I'm not going to bother you with the details. But the ear was NOT fooled, it was in fact the one that made use look everything over. So once again scientific explanation followed experiment i.e. the listening experiment.

I guess you are not a liberty to share your design ideas, that is a pity, but I guess understandable.

PS: I have a notion that some of this bantering that went on some other related threads, ticked off some valuable contributor, that would be a great pity. So let's see what gives...
I have posted about this briefly in another thread. The Soundsmith Strain Gauge cart system allows one to interchange different stylus profiles within a few seconds. Changing between the Optimized Contour and Nude Line contact styli with the same cart is extremely revealing of the different ways the stylus contact the groove wall.

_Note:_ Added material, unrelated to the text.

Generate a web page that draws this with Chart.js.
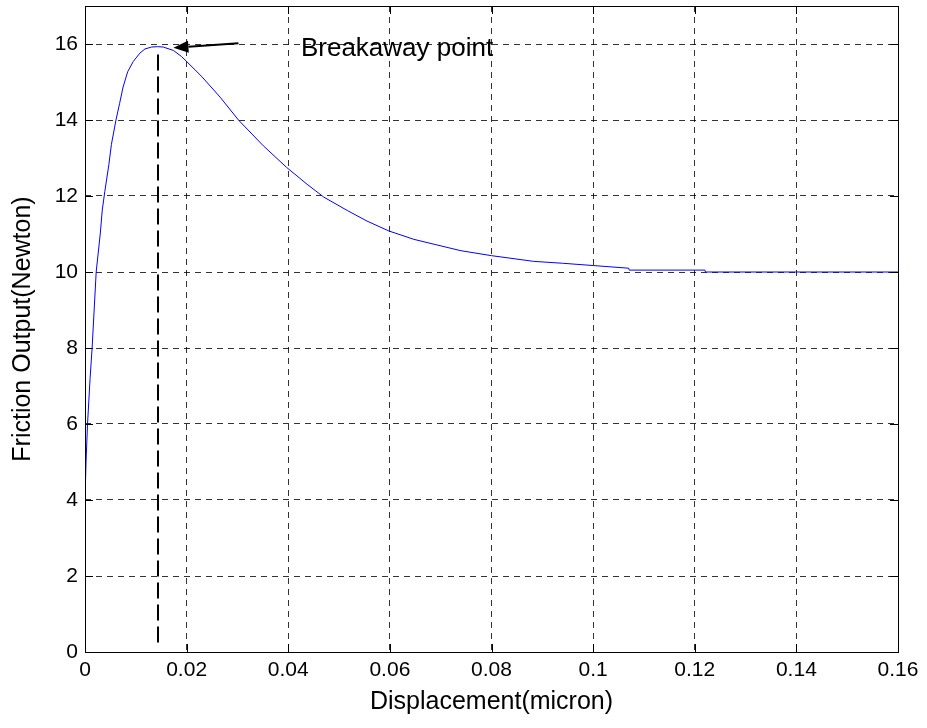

Now before I continue, I must state that I have now transitioned from mere audiophile hobbyist, to being a dealer for a few brands, the Strain Gauge being one of them.

With the Optimized contour, you literally feel like you are riding down that canyon of LP groove - there is so much information and intimacy.

But this is obviously for LP's in good shape. Groove damage is evident.

Switching to the nude line contact glosses over some of the information, but sometimes this is quite a blessing. With less than ideal LP's (both noisy used LP's and poorer recordings) at times this profile can be more musical.

So to answer the question posed by this thread, I feel that on certain LP's yes, going to less of an extreme profile can result in lower distortion. But on the majority of LPs in good shape, I prefer the Optimized Contour and am not getting distortion.
Excellent Emailists!

Thank you. That's the sort of feedback that is of interest.

You mention stylus swapping, which sounds like MM, is that the case - just to know for interest?

Raul, his holding some of this information off, I think :-)
He has loads of MM experience and with these styli, swapping is quite easy. I hope he is going to give us some of this sort of insight as well.